If Mahony's allegations about the bill are correct, I also could have been guilty of committing crimes. Though I not lobby publically against the bill, my thoughts go to an authority higher than that of the civil government. I will continue to "give a cup of cold water" to whomever I can, and will do it in the name of Jesus. Just this week, one of our B.Th sermons cited Matthew 25, where the sheep are separated from the goats. The sheep are commended for helping those marginalized, including lawbreakers. Matthew 25:40 reads, “The King will reply, ‘I tell you the truth, whatever you did for one of the least of these brothers of mine, you did for me.’” I imagine there are several points in which my political views diverge from those of Mahony. On this point, however, I concur. However, the truth of the matter is likely to be seen in some point of balance between two opposing emphases. Most likely the intent of the bill seeks to criminalize not those who "give a cup of cold water in the name of Jesus", but rather those who are breaking the law itself: 1) those who enter illegally, and 2) the coyotes that make LOTS of money inducing people to cross, promising to get them across safely, and then (many times) abandoning them to save their own hide.
I guess hermeneutics is important.

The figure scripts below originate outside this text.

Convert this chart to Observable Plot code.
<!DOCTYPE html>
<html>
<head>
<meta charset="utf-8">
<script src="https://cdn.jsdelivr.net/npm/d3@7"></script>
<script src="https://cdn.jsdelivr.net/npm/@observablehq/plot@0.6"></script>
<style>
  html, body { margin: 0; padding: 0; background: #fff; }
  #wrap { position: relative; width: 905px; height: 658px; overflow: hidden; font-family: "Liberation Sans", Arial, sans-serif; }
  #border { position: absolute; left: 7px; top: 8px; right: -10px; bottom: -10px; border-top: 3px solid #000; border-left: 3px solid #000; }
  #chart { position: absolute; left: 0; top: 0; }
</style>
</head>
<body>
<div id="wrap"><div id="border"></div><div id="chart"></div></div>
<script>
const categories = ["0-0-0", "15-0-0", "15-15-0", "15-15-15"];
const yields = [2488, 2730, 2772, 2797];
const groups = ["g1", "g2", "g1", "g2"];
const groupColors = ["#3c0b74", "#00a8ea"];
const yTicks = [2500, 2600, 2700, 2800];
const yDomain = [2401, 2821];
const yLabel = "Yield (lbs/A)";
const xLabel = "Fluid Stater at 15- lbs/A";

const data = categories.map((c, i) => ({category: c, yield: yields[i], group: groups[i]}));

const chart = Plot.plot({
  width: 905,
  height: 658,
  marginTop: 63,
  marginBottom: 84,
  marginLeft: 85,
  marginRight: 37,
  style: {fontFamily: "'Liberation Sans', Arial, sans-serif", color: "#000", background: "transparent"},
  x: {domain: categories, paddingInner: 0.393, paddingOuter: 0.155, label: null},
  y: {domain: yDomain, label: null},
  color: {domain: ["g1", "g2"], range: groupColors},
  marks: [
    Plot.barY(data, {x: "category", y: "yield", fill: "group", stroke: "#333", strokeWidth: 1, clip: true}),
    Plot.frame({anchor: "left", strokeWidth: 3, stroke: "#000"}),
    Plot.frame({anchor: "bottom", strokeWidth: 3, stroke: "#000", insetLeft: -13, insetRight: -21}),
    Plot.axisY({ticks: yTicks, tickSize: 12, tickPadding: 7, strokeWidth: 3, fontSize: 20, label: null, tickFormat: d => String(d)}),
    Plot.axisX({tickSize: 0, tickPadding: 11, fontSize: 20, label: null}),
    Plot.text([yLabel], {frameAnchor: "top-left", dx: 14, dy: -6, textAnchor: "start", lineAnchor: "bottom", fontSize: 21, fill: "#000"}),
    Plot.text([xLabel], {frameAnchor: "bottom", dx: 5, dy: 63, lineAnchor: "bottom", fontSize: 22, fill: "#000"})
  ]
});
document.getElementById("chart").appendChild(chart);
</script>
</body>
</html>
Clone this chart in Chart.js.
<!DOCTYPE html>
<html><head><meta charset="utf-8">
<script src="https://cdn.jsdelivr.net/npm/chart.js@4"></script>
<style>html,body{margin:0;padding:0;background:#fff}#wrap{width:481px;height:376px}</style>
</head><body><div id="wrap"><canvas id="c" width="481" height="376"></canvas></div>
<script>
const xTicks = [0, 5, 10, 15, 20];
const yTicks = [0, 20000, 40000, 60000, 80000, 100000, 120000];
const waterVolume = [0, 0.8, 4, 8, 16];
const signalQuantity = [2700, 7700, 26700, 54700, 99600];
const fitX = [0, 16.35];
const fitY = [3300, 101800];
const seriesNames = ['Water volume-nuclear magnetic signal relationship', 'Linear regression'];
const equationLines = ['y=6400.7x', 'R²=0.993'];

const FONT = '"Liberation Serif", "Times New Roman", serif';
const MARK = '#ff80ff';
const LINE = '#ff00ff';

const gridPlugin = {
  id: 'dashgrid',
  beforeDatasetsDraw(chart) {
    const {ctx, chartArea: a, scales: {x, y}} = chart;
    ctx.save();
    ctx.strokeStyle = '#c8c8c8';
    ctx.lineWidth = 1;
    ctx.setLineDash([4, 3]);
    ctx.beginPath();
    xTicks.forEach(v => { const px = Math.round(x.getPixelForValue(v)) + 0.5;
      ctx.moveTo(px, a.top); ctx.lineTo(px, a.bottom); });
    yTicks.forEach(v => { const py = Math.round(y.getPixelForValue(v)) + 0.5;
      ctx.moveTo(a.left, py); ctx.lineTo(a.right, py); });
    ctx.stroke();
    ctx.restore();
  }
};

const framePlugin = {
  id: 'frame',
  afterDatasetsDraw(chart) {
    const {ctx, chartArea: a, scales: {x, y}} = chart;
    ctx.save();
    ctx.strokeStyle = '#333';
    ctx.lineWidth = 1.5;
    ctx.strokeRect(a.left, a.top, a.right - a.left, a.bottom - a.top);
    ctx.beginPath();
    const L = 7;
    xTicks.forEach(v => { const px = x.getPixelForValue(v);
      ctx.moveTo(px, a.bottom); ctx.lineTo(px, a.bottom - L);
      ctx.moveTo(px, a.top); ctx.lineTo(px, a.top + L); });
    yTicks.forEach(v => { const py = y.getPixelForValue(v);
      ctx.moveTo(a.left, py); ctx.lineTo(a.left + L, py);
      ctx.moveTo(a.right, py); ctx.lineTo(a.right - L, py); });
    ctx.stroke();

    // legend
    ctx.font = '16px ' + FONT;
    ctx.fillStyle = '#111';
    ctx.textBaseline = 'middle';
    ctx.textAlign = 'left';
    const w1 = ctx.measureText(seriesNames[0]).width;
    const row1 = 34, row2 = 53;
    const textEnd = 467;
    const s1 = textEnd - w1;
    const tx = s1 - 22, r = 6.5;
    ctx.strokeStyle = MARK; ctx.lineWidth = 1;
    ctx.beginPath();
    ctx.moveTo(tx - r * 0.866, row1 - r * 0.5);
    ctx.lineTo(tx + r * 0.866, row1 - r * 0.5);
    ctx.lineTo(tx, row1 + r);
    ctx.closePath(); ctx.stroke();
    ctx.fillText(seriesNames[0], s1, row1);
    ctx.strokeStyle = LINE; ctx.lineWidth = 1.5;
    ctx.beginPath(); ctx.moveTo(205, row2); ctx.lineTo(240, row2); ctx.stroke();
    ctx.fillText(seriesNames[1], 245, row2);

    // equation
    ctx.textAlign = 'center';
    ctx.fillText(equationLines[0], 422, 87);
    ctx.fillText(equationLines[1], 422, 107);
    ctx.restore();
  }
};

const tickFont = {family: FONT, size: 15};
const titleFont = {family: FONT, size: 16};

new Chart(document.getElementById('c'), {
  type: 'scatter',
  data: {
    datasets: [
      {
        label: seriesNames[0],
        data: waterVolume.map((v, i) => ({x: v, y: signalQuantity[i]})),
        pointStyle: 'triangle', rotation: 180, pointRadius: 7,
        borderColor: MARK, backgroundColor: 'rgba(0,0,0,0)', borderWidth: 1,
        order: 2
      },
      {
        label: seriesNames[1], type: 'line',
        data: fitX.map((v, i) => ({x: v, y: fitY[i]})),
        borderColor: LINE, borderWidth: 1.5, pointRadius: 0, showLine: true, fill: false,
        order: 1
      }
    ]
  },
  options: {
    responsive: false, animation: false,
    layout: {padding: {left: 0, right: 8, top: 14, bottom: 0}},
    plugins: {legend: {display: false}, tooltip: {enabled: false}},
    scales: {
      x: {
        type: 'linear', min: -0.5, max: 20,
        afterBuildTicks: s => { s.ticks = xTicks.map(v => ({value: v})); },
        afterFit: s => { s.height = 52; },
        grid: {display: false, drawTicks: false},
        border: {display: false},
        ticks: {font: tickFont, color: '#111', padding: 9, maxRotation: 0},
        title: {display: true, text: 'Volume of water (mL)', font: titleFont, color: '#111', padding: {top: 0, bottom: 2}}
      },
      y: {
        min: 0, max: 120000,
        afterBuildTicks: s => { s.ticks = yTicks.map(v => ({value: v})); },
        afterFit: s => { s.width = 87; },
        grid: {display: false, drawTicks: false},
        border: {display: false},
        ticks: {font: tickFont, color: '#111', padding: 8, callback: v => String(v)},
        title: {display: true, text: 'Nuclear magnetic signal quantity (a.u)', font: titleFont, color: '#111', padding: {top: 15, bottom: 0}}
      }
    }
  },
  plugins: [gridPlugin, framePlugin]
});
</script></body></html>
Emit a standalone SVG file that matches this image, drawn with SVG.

The debate may be moot, as H.R. 4437 is not likely to pass the U.S. Senate.
Trips Overseas. Tomorrow morning I leave for Costa Rica. Rose and I began language school there 30 years ago this summer. We visited there last summer. I will be going with a group of 5 students. We will be hooking up with another group of students from OCC while we are there. We will be working with La Iglesia Evangélica de Jesucristo in the barrio of San Miguel, in the capital city of San José. I'll probably post some photos from the trip. We will arrive in San José late Saturday night. One of my students will preach Sunday morning in a church service. I will translate his sermon into Spanish. It should be great!
Well, I probably won't blog again until after the trip. I will be journalling, however, and may post parts of my journal when I arrive stateside.